— Start —

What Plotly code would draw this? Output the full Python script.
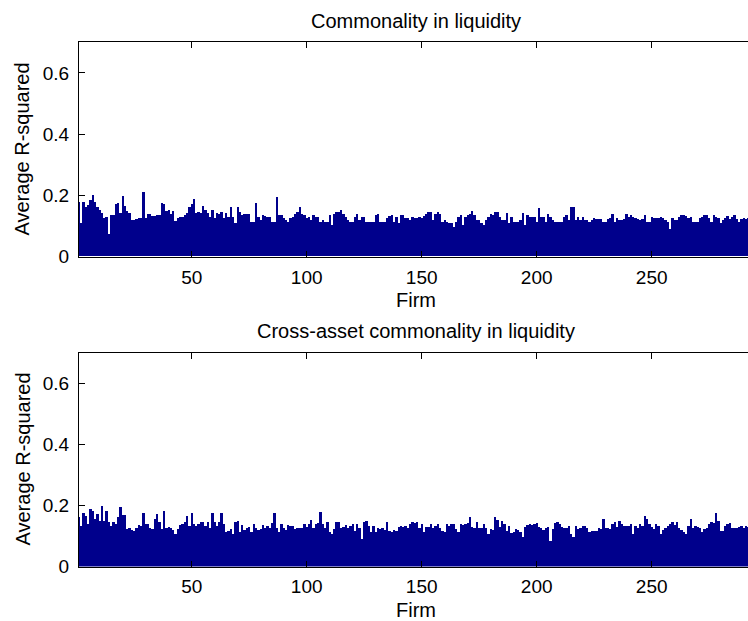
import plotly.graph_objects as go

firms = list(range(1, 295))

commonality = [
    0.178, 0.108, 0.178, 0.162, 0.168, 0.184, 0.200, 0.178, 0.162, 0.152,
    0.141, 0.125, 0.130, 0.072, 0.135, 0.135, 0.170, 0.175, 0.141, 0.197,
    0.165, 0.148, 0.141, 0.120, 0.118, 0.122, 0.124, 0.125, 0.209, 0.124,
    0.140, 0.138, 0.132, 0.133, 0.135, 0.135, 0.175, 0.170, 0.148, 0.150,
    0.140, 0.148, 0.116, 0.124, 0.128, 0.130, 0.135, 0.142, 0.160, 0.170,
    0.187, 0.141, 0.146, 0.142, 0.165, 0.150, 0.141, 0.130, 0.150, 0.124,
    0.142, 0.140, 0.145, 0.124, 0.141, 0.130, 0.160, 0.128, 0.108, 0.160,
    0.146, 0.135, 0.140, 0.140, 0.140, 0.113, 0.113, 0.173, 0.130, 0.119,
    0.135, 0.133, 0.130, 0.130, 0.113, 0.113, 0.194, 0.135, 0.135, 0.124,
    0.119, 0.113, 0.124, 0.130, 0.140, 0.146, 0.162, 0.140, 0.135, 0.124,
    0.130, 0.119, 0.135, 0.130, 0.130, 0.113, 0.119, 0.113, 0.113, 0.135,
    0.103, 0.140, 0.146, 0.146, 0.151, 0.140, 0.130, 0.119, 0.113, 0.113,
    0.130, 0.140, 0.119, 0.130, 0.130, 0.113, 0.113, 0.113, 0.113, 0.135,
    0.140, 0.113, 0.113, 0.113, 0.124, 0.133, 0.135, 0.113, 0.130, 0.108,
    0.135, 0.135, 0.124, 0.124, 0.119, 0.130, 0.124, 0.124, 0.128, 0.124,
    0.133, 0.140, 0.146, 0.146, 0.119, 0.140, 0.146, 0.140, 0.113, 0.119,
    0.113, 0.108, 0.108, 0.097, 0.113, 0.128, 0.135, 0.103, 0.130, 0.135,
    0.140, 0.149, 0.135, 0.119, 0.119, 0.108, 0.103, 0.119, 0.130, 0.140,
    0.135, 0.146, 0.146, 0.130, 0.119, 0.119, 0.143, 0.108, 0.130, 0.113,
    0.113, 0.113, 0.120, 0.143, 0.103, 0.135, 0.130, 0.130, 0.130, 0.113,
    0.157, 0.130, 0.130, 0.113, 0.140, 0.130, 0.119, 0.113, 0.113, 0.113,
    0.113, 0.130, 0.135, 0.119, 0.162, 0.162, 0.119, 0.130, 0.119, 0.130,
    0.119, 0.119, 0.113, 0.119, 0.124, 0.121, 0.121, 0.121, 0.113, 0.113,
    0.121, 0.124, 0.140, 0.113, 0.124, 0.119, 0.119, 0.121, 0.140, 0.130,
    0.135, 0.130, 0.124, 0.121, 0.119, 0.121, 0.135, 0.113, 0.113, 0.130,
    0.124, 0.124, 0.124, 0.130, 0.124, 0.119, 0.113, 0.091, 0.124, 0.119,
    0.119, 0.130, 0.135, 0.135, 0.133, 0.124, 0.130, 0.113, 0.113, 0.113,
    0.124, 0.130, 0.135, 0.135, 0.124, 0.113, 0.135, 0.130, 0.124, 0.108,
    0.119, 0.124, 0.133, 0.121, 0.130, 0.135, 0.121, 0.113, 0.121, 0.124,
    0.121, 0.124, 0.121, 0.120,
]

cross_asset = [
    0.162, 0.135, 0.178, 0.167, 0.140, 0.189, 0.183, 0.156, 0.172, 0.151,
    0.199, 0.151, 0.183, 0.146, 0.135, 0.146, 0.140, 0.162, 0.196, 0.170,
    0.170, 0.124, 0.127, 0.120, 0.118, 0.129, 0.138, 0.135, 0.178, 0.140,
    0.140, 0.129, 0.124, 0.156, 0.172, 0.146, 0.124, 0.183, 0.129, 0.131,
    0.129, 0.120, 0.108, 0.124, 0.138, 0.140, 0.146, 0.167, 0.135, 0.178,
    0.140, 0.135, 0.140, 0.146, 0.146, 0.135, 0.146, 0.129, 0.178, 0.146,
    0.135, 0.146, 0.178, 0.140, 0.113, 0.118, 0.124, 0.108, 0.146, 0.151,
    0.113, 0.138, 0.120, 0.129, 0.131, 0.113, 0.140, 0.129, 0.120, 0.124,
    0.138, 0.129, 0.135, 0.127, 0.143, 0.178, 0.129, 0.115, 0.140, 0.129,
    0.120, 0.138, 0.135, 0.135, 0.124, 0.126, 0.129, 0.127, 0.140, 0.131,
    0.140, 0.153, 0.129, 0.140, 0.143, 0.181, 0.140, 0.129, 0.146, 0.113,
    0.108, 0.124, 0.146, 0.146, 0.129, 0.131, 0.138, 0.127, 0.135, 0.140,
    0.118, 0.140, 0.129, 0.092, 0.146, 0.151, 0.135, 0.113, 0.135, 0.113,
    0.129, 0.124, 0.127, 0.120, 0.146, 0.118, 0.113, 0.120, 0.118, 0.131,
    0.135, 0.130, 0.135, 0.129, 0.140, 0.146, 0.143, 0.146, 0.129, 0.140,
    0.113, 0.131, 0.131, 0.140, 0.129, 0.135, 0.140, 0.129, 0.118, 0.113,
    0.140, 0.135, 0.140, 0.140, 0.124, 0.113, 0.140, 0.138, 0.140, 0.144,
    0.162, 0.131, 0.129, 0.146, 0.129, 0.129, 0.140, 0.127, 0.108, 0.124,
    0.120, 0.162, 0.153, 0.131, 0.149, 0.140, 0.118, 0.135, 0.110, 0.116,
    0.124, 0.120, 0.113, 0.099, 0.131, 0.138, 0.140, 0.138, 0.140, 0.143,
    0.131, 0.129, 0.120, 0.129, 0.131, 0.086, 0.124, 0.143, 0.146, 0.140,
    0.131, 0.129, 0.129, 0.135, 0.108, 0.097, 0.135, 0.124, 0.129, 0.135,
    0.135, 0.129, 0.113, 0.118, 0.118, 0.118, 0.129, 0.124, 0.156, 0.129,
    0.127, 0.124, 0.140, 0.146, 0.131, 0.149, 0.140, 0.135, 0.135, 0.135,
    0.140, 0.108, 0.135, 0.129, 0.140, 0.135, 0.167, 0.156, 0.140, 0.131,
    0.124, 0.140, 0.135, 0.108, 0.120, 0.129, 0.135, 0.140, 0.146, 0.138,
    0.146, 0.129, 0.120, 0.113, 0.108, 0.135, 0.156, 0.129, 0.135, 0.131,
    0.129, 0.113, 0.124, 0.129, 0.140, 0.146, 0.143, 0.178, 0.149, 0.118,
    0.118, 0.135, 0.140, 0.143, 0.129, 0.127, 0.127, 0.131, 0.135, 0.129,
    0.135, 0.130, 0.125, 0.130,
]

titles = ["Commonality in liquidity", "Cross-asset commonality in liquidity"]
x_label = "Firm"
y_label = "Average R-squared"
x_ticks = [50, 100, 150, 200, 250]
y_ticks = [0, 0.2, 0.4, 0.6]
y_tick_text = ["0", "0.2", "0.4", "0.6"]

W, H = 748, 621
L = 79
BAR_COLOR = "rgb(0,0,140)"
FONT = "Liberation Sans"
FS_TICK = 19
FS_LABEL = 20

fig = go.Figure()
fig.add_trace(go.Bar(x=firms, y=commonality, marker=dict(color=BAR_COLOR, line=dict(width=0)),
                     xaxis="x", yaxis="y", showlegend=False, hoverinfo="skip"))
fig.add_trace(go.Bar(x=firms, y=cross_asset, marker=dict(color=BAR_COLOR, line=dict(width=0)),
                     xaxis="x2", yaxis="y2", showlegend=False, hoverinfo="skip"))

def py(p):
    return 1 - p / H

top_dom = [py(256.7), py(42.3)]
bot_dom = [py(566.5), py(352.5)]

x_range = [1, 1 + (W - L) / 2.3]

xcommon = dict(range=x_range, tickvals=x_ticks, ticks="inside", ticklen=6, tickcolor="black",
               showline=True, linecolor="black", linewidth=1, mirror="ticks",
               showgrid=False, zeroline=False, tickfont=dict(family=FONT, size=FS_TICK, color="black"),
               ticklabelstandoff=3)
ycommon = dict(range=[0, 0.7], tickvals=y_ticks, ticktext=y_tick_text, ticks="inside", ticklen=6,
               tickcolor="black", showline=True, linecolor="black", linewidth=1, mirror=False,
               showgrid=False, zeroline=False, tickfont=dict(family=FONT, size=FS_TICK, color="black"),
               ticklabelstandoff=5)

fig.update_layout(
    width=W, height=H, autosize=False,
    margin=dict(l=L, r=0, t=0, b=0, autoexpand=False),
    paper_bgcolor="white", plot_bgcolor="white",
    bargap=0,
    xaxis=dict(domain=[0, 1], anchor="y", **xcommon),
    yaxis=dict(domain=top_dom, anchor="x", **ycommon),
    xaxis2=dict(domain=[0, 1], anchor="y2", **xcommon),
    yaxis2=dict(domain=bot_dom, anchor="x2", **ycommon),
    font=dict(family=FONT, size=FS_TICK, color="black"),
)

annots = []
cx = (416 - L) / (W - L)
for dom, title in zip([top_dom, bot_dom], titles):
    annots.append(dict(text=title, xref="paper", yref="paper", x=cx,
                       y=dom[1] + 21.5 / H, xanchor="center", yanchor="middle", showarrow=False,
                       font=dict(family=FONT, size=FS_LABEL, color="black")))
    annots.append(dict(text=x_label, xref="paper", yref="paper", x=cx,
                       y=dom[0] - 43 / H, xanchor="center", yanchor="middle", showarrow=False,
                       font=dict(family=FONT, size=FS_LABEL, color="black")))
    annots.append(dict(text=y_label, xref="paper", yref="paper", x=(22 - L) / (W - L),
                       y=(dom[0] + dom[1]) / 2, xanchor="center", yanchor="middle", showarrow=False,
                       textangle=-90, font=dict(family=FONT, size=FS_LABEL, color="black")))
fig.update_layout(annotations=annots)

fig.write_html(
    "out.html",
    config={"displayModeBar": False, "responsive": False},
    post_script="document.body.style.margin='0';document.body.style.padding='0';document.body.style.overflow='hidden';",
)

— End —
— Start —

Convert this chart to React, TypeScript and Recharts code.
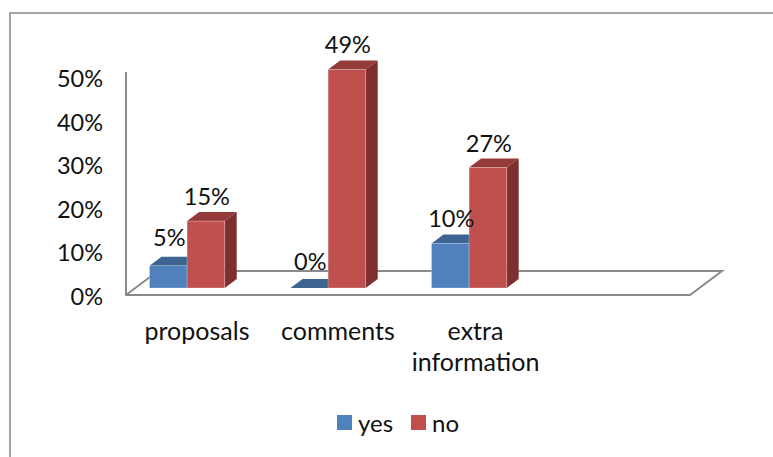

— End —
— Start —

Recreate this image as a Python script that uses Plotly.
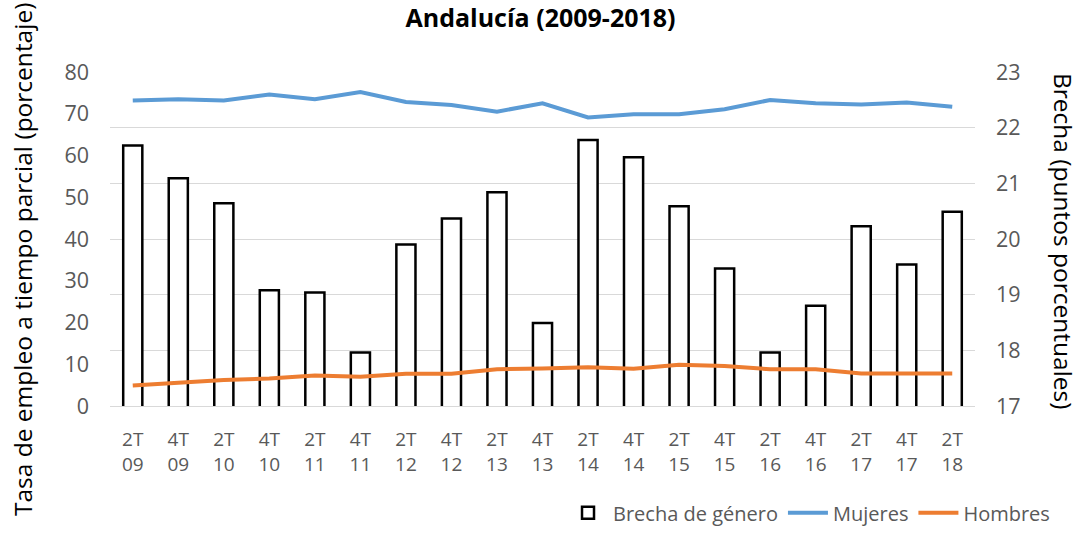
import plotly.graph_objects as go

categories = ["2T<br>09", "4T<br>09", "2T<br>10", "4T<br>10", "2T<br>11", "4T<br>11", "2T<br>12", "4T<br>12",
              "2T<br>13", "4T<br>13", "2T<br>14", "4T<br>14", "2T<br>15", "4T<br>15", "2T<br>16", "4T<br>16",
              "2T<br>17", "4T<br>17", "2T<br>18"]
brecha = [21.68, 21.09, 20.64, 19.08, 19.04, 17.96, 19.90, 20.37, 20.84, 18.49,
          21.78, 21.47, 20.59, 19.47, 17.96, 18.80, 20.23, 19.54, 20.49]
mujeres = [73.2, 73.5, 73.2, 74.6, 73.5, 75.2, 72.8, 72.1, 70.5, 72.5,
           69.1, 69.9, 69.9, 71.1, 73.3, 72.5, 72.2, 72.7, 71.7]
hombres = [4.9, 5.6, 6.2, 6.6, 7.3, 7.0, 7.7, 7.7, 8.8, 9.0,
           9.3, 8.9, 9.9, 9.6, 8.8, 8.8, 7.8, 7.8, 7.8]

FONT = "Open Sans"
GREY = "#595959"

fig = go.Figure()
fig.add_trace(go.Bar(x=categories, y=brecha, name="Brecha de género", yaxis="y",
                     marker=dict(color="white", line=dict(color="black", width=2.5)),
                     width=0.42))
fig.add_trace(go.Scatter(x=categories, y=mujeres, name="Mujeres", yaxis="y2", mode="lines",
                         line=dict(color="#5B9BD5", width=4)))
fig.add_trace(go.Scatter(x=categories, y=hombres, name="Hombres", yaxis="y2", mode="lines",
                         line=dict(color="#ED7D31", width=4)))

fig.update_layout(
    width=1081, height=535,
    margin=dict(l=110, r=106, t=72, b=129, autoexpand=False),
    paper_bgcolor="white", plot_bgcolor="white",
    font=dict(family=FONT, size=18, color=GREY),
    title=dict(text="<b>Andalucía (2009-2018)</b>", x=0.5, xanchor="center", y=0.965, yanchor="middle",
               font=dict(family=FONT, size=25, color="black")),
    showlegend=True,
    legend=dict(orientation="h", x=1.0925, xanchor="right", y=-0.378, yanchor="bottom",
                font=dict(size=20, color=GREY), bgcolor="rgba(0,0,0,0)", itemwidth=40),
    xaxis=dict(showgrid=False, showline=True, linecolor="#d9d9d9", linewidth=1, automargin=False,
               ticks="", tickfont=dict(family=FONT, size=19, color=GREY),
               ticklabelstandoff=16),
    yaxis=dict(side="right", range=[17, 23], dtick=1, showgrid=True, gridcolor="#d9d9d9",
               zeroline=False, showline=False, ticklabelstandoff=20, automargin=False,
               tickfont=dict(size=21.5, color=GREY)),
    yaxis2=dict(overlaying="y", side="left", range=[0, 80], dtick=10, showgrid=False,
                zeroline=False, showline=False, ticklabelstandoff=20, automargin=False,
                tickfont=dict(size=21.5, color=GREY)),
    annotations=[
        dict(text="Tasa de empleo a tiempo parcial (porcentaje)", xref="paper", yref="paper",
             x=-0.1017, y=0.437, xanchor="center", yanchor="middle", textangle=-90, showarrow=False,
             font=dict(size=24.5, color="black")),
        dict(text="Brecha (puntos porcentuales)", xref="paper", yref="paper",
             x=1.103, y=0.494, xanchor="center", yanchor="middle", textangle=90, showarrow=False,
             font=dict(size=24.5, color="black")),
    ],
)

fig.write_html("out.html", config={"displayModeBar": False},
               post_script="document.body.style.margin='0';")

— End —

_TASK DETAILS_: Report how many lines in these entries contain "Python". Answer with the number only.

_WRITTEN REPLY_: 2